Logic is Good… For Losing.
Several large surveys show that most people believe a logical discussion, with good data and the right logical supporting facts, is the best way to influence or persuade. Often, they break the process down to three main steps:
- Present your proposition clearly, with conviction.
- Present your supporting data, with the right facts, logic and information.
- Structure your “deals” and move on to closure.
But according to Dr. Jay Conger, Director of the Leadership Institute at the University of Southern California Business School, “Following this process is one surefire way to fail at persuasion.”

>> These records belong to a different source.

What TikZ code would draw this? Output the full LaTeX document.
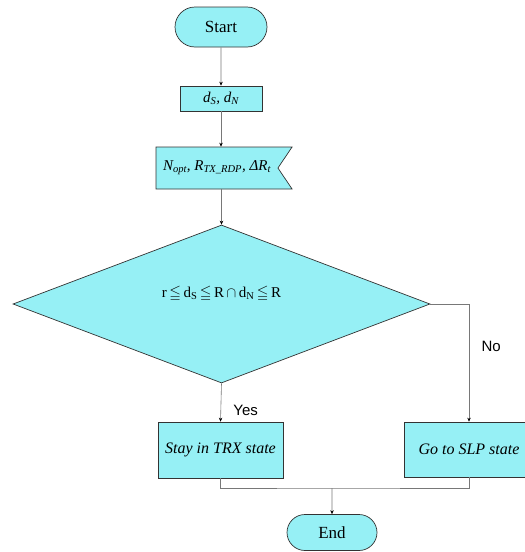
\documentclass[tikz,border=0pt]{standalone}
\usepackage{fontspec}
\usepackage{amssymb}
\setmainfont{Liberation Serif}
\newfontfamily\labelfont{Liberation Sans}
\usetikzlibrary{shapes.misc,shapes.symbols,shapes.geometric,arrows.meta}
\definecolor{boxcyan}{RGB}{150,240,245}
\definecolor{linegray}{RGB}{120,120,120}

\begin{document}
\begin{tikzpicture}[x=1pt,y=-1pt,
  box/.style={draw=black!80,fill=boxcyan,line width=0.7pt,inner sep=0pt,
    font=\fontsize{15}{18}\selectfont},
  term/.style={box,rounded rectangle,font=\fontsize{17}{20}\selectfont},
  link/.style={draw=linegray,line width=0.6pt},
  arr/.style={link,-{Stealth[length=4pt,width=3.5pt,color=black]}},
  tag/.style={font=\labelfont\fontsize{15}{18}\selectfont}]
\useasboundingbox (0,0) rectangle (525,552);
\clip (0,0) rectangle (525,552);
\node[term,minimum width=92pt,minimum height=40pt] (start) at (221,27) {Start};
\node[box,minimum width=82pt,minimum height=25pt] (input) at (221,98.5)
  {\textit{d\textsubscript{S}, d\textsubscript{N}}};
\node[box,signal,signal to=nowhere,signal from=east,signal pointer angle=112,
  minimum width=136pt,minimum height=42pt] (param) at (217,168)
  {\textit{N\textsubscript{opt}, R\textsubscript{TX\_RDP}, ΔR\textsubscript{t}}};
\node[box,diamond,minimum width=417pt,minimum height=158pt] (cond) at (221.5,304)
  {\raisebox{24pt}{r\,$\leqq$\,d\textsubscript{S}\,$\leqq$\,R\,$\cap$\,d\textsubscript{N}\,$\leqq$\,R}};
\node[box,minimum width=125pt,minimum height=56pt,font=\fontsize{16}{19}\selectfont\itshape]
  (stay) at (220.5,450) {Stay in TRX state};
\node[box,minimum width=130pt,minimum height=55pt,font=\fontsize{16}{19}\selectfont\itshape]
  (go) at (469,449.5) {Go to SLP state};
\node[term,minimum width=90pt,minimum height=36pt] (finish) at (332,532.5) {End};
\coordinate (merge) at (finish.north |- 0,488);
% connectors
\draw[arr] (start) -- (input);
\draw[arr] (input.south) -- (input.south |- param.north);
\draw[arr] (cond.north |- param.south) -- (cond.north);
\draw[arr] (cond.south) -- node[tag,pos=0.7,right=9pt] {Yes} (stay.north);
\draw[arr] (cond.east) -| node[tag,pos=0.68,right=9pt] {No} (go.north);
\draw[link] (stay.south) |- (merge) -| (go.south);
\draw[arr] (merge) -- (finish);
\end{tikzpicture}
\end{document}
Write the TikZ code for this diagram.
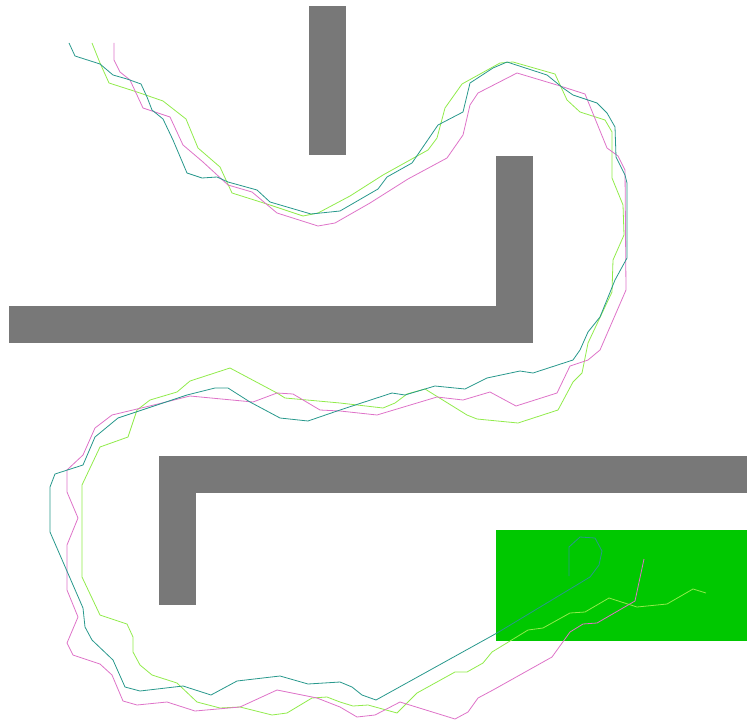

Neuroscientists have recently discovered that the brain waves we emit when we engage in logical thinking (for example, when we solve a math problem) are virtually identical to those we emit when we are forced to plunge our hands and arms into ice water. It’s painful! Further, these researchers have determined that our brains require 300 percent more effort—measured in calories burned—for heavy thinking, compared with “mental cruising.”
No wonder people hate a logical, reasoned approach!
Luckily for us, our brains are hard-wired with mechanisms that help us make good decisions without painstaking analysis and reasoning. These mechanisms are known as triggers, but you can also think of them as “instincts” or “gut reactions.” Essentially, they are the decision-making shortcuts we easily and naturally employ all day long. They are our automatic self-guidance systems. We often don’t even realize we’re using them!
Put simply triggers are our navigational aids. They help us make easy, non-analytical, yet correct decisions. There are seven major triggers we all depend on to help us easily make quick, automatic and right decisions. One example is the consistency trigger. Here’s how it works. We all have a kind of database in our brains that records past thoughts and actions. This database provides a roadmap for future decisions. When faced with a decision, our brain does an instantaneous search, and we are oriented to act in a way that is consistent with our past actions.
In short, we do what we’ve done before. A citizen who’s voted for the conservative slate in the past will usually do so again, without bothering to seriously analyze the rhetoric of all the candidates running. Spenders make decisions to keep spending, savers tend to decide again and again to save. Cautious people take careful actions, risk tolerant people do not.
That’s not to say that logic has no place in decision-making. But logic tends to come later, after the decision-maker has responded to his or her internal triggers. For example, when people are in the market for a house, they’re often attracted to one that “feels right.” (Maybe it reminds them of a place where they used to live?) Later, when they’re discussing the house with others, they’ll talk about more logical aspects—the great neighborhood, easy access to the highway, a good school system, etc.
Now, what does this mean for you, the persuader?
Knowledgeable persuaders don’t force persuasion partners into icy water! Skilled people don’t demand 300% more energy for decisions. They help their partners make good decisions by learning what they want, doing the heavy thinking, then determining how to position the discussion.
Skilled persuaders evaluate which of the seven triggers that will apply to another person. Then they carefully frame and deliver a presentation based on those triggers. They use facts and figures, only when needed, to support a triggers-based decision.
An example: We have a client who boasted that his company was successful because he was able to make and implement decisions quickly. An astute sales rep wrapped up her presentation to this CEO by saying, “Charlie, you mentioned that you like to make quick decisions—will that be the case here?” Essentially, the rep set up a prime situation for the consistency trigger to operate. The CEO had to be consistent with his prior statement, and the consistency trigger resulted in a handshake, and a $50,000 profit!
The formula is fundamental: Employ the seven triggers, the client’s navigation system for making correct decisions. Use facts, figures, and logic only when needed to reinforce a triggers-based decision. It may be the opposite of what you’re used to—but it’s a surefire way to win at persuasion.